#### DATASET CONTENT
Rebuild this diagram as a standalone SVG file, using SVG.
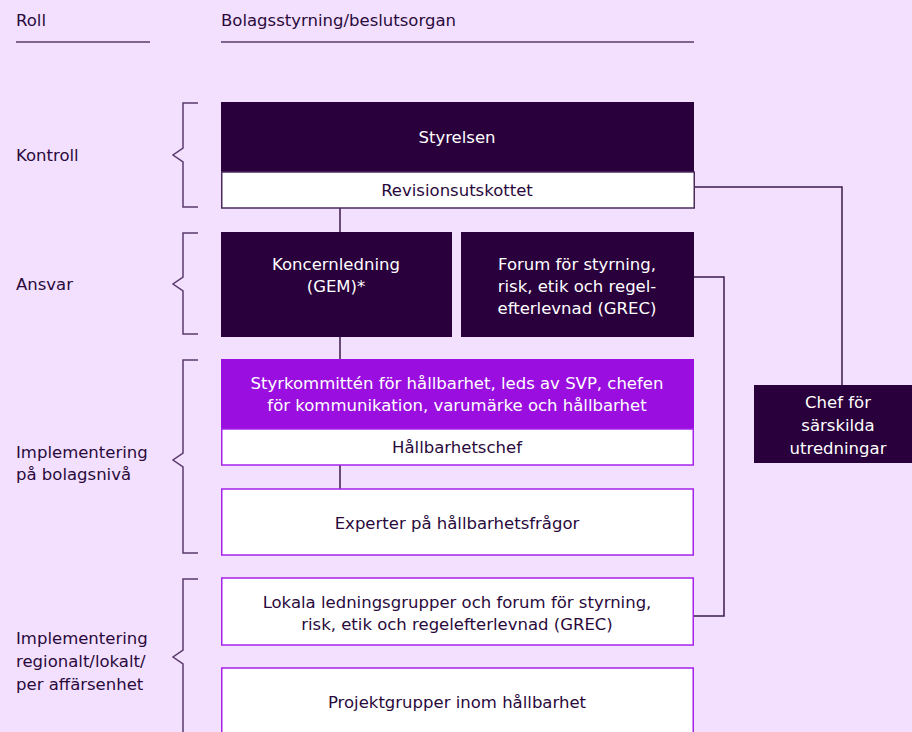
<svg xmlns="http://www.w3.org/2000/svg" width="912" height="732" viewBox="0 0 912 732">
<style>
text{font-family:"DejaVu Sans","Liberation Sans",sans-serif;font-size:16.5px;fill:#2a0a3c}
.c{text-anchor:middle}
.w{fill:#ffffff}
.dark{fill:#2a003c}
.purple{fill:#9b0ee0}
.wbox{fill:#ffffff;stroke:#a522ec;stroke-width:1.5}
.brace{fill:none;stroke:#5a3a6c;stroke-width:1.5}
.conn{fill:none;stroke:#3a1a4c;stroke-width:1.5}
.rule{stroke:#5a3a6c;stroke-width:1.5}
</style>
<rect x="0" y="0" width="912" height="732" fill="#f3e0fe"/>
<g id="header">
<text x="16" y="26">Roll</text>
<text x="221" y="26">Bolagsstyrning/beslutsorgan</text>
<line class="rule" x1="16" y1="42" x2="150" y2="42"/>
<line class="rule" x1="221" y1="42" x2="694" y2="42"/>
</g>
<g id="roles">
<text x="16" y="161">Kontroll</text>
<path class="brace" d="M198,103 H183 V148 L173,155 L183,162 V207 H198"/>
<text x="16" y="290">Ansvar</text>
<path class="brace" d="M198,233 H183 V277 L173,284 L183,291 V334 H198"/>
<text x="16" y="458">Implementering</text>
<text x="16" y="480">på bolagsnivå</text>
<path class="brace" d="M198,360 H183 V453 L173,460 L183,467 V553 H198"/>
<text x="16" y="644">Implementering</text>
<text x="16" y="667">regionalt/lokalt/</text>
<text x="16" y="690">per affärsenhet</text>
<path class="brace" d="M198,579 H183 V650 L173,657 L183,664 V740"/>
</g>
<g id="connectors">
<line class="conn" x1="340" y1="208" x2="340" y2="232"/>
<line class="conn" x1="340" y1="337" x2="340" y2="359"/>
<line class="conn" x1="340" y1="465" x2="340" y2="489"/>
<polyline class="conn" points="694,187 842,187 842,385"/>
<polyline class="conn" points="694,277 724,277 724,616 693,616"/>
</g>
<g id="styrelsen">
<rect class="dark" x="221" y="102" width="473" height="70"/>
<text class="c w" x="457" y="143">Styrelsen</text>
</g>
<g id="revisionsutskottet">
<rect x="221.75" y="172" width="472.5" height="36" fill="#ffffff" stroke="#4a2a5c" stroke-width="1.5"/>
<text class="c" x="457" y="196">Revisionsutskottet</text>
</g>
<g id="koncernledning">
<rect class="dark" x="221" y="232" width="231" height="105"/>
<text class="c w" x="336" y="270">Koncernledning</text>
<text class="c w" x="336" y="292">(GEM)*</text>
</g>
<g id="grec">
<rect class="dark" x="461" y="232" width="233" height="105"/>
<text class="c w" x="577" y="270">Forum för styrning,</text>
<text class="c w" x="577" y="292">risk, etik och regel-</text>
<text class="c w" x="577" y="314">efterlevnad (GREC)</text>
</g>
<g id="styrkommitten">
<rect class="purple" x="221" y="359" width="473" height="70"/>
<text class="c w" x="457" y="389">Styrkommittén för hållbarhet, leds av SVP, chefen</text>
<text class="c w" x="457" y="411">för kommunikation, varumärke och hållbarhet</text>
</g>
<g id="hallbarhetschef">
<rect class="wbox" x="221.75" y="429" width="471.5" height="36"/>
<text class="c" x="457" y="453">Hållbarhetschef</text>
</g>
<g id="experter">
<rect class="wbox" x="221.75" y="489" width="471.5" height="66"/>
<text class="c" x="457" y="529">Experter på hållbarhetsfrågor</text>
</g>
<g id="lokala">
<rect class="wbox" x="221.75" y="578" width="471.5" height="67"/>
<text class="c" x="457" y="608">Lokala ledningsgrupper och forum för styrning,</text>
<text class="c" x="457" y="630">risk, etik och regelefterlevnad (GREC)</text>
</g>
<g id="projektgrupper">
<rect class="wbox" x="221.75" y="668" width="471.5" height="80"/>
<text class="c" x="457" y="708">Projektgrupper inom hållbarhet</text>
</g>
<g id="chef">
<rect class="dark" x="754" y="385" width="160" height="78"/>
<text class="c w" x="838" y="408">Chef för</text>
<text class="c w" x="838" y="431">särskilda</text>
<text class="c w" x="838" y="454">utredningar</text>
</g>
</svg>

#### INSTRUCTIONS TO FOLLOW
Pictures are excluded; output everything else in the data verbatim.

#### TASK SOLUTION
Rebuild this diagram as a standalone SVG file, using SVG.
<svg xmlns="http://www.w3.org/2000/svg" width="912" height="732" viewBox="0 0 912 732">
<style>
text{font-family:"DejaVu Sans","Liberation Sans",sans-serif;font-size:16.5px;fill:#2a0a3c}
.c{text-anchor:middle}
.w{fill:#ffffff}
.dark{fill:#2a003c}
.purple{fill:#9b0ee0}
.wbox{fill:#ffffff;stroke:#a522ec;stroke-width:1.5}
.brace{fill:none;stroke:#5a3a6c;stroke-width:1.5}
.conn{fill:none;stroke:#3a1a4c;stroke-width:1.5}
.rule{stroke:#5a3a6c;stroke-width:1.5}
</style>
<rect x="0" y="0" width="912" height="732" fill="#f3e0fe"/>
<g id="header">
<text x="16" y="26">Roll</text>
<text x="221" y="26">Bolagsstyrning/beslutsorgan</text>
<line class="rule" x1="16" y1="42" x2="150" y2="42"/>
<line class="rule" x1="221" y1="42" x2="694" y2="42"/>
</g>
<g id="roles">
<text x="16" y="161">Kontroll</text>
<path class="brace" d="M198,103 H183 V148 L173,155 L183,162 V207 H198"/>
<text x="16" y="290">Ansvar</text>
<path class="brace" d="M198,233 H183 V277 L173,284 L183,291 V334 H198"/>
<text x="16" y="458">Implementering</text>
<text x="16" y="480">på bolagsnivå</text>
<path class="brace" d="M198,360 H183 V453 L173,460 L183,467 V553 H198"/>
<text x="16" y="644">Implementering</text>
<text x="16" y="667">regionalt/lokalt/</text>
<text x="16" y="690">per affärsenhet</text>
<path class="brace" d="M198,579 H183 V650 L173,657 L183,664 V740"/>
</g>
<g id="connectors">
<line class="conn" x1="340" y1="208" x2="340" y2="232"/>
<line class="conn" x1="340" y1="337" x2="340" y2="359"/>
<line class="conn" x1="340" y1="465" x2="340" y2="489"/>
<polyline class="conn" points="694,187 842,187 842,385"/>
<polyline class="conn" points="694,277 724,277 724,616 693,616"/>
</g>
<g id="styrelsen">
<rect class="dark" x="221" y="102" width="473" height="70"/>
<text class="c w" x="457" y="143">Styrelsen</text>
</g>
<g id="revisionsutskottet">
<rect x="221.75" y="172" width="472.5" height="36" fill="#ffffff" stroke="#4a2a5c" stroke-width="1.5"/>
<text class="c" x="457" y="196">Revisionsutskottet</text>
</g>
<g id="koncernledning">
<rect class="dark" x="221" y="232" width="231" height="105"/>
<text class="c w" x="336" y="270">Koncernledning</text>
<text class="c w" x="336" y="292">(GEM)*</text>
</g>
<g id="grec">
<rect class="dark" x="461" y="232" width="233" height="105"/>
<text class="c w" x="577" y="270">Forum för styrning,</text>
<text class="c w" x="577" y="292">risk, etik och regel-</text>
<text class="c w" x="577" y="314">efterlevnad (GREC)</text>
</g>
<g id="styrkommitten">
<rect class="purple" x="221" y="359" width="473" height="70"/>
<text class="c w" x="457" y="389">Styrkommittén för hållbarhet, leds av SVP, chefen</text>
<text class="c w" x="457" y="411">för kommunikation, varumärke och hållbarhet</text>
</g>
<g id="hallbarhetschef">
<rect class="wbox" x="221.75" y="429" width="471.5" height="36"/>
<text class="c" x="457" y="453">Hållbarhetschef</text>
</g>
<g id="experter">
<rect class="wbox" x="221.75" y="489" width="471.5" height="66"/>
<text class="c" x="457" y="529">Experter på hållbarhetsfrågor</text>
</g>
<g id="lokala">
<rect class="wbox" x="221.75" y="578" width="471.5" height="67"/>
<text class="c" x="457" y="608">Lokala ledningsgrupper och forum för styrning,</text>
<text class="c" x="457" y="630">risk, etik och regelefterlevnad (GREC)</text>
</g>
<g id="projektgrupper">
<rect class="wbox" x="221.75" y="668" width="471.5" height="80"/>
<text class="c" x="457" y="708">Projektgrupper inom hållbarhet</text>
</g>
<g id="chef">
<rect class="dark" x="754" y="385" width="160" height="78"/>
<text class="c w" x="838" y="408">Chef för</text>
<text class="c w" x="838" y="431">särskilda</text>
<text class="c w" x="838" y="454">utredningar</text>
</g>
</svg>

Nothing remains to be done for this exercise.